▶ **What you need to do**:
Transcribe every line exactly and omit anything that is a picture.

— start of Data extract —

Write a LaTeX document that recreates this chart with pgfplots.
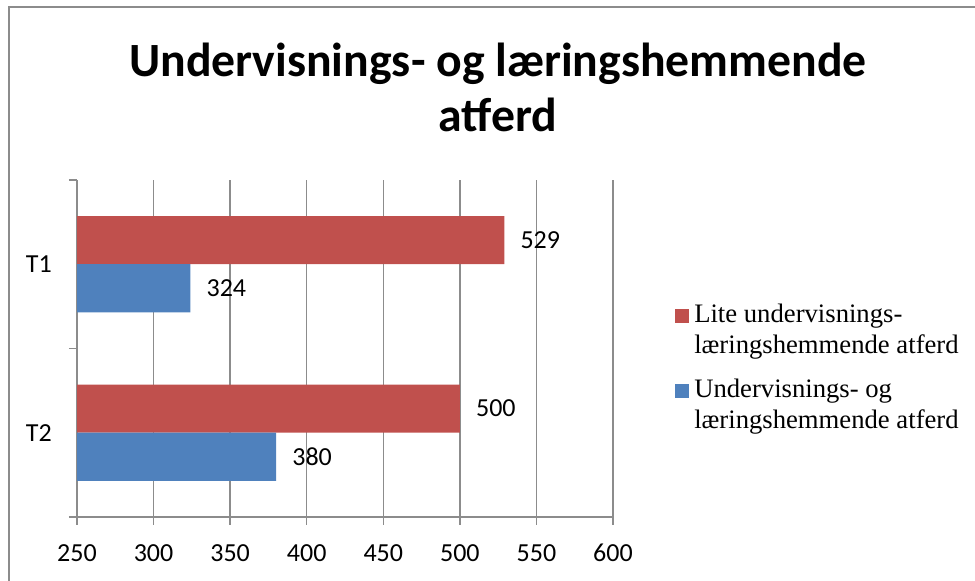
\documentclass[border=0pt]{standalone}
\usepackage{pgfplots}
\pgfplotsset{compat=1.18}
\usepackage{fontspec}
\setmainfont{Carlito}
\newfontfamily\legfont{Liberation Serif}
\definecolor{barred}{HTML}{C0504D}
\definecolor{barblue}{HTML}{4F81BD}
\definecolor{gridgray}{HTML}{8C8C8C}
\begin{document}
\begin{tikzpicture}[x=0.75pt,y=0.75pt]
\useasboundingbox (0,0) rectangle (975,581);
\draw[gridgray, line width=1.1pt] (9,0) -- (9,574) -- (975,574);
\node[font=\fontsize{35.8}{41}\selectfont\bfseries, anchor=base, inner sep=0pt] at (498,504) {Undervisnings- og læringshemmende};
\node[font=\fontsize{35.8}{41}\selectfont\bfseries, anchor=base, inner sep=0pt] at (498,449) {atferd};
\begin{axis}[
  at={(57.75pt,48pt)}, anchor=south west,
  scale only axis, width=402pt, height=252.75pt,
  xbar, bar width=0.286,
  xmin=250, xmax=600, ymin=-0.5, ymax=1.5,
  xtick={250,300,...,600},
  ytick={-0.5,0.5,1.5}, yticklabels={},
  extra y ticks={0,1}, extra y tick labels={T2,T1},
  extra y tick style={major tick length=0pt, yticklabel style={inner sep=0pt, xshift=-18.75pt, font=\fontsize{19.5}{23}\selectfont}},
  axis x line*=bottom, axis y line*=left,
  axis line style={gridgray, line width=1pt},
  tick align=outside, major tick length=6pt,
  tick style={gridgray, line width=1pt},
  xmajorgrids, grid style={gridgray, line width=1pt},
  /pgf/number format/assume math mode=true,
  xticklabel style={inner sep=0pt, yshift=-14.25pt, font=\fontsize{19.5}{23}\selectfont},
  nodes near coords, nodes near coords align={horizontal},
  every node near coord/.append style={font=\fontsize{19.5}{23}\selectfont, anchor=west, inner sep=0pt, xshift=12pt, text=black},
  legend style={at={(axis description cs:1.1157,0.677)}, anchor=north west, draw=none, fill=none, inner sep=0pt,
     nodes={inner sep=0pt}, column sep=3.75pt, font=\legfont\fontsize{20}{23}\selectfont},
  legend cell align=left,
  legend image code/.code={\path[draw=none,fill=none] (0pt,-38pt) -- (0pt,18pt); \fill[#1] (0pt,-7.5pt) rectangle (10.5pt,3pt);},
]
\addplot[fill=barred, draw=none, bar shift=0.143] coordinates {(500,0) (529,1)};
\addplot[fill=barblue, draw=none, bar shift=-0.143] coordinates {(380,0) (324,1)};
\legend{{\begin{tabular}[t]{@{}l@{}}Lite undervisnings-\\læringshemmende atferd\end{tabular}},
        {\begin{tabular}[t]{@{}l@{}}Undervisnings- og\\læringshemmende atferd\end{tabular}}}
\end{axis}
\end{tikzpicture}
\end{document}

— end of Data extract —

▶ **Correct result**:
Write a LaTeX document that recreates this chart with pgfplots.
\documentclass[border=0pt]{standalone}
\usepackage{pgfplots}
\pgfplotsset{compat=1.18}
\usepackage{fontspec}
\setmainfont{Carlito}
\newfontfamily\legfont{Liberation Serif}
\definecolor{barred}{HTML}{C0504D}
\definecolor{barblue}{HTML}{4F81BD}
\definecolor{gridgray}{HTML}{8C8C8C}
\begin{document}
\begin{tikzpicture}[x=0.75pt,y=0.75pt]
\useasboundingbox (0,0) rectangle (975,581);
\draw[gridgray, line width=1.1pt] (9,0) -- (9,574) -- (975,574);
\node[font=\fontsize{35.8}{41}\selectfont\bfseries, anchor=base, inner sep=0pt] at (498,504) {Undervisnings- og læringshemmende};
\node[font=\fontsize{35.8}{41}\selectfont\bfseries, anchor=base, inner sep=0pt] at (498,449) {atferd};
\begin{axis}[
  at={(57.75pt,48pt)}, anchor=south west,
  scale only axis, width=402pt, height=252.75pt,
  xbar, bar width=0.286,
  xmin=250, xmax=600, ymin=-0.5, ymax=1.5,
  xtick={250,300,...,600},
  ytick={-0.5,0.5,1.5}, yticklabels={},
  extra y ticks={0,1}, extra y tick labels={T2,T1},
  extra y tick style={major tick length=0pt, yticklabel style={inner sep=0pt, xshift=-18.75pt, font=\fontsize{19.5}{23}\selectfont}},
  axis x line*=bottom, axis y line*=left,
  axis line style={gridgray, line width=1pt},
  tick align=outside, major tick length=6pt,
  tick style={gridgray, line width=1pt},
  xmajorgrids, grid style={gridgray, line width=1pt},
  /pgf/number format/assume math mode=true,
  xticklabel style={inner sep=0pt, yshift=-14.25pt, font=\fontsize{19.5}{23}\selectfont},
  nodes near coords, nodes near coords align={horizontal},
  every node near coord/.append style={font=\fontsize{19.5}{23}\selectfont, anchor=west, inner sep=0pt, xshift=12pt, text=black},
  legend style={at={(axis description cs:1.1157,0.677)}, anchor=north west, draw=none, fill=none, inner sep=0pt,
     nodes={inner sep=0pt}, column sep=3.75pt, font=\legfont\fontsize{20}{23}\selectfont},
  legend cell align=left,
  legend image code/.code={\path[draw=none,fill=none] (0pt,-38pt) -- (0pt,18pt); \fill[#1] (0pt,-7.5pt) rectangle (10.5pt,3pt);},
]
\addplot[fill=barred, draw=none, bar shift=0.143] coordinates {(500,0) (529,1)};
\addplot[fill=barblue, draw=none, bar shift=-0.143] coordinates {(380,0) (324,1)};
\legend{{\begin{tabular}[t]{@{}l@{}}Lite undervisnings-\\læringshemmende atferd\end{tabular}},
        {\begin{tabular}[t]{@{}l@{}}Undervisnings- og\\læringshemmende atferd\end{tabular}}}
\end{axis}
\end{tikzpicture}
\end{document}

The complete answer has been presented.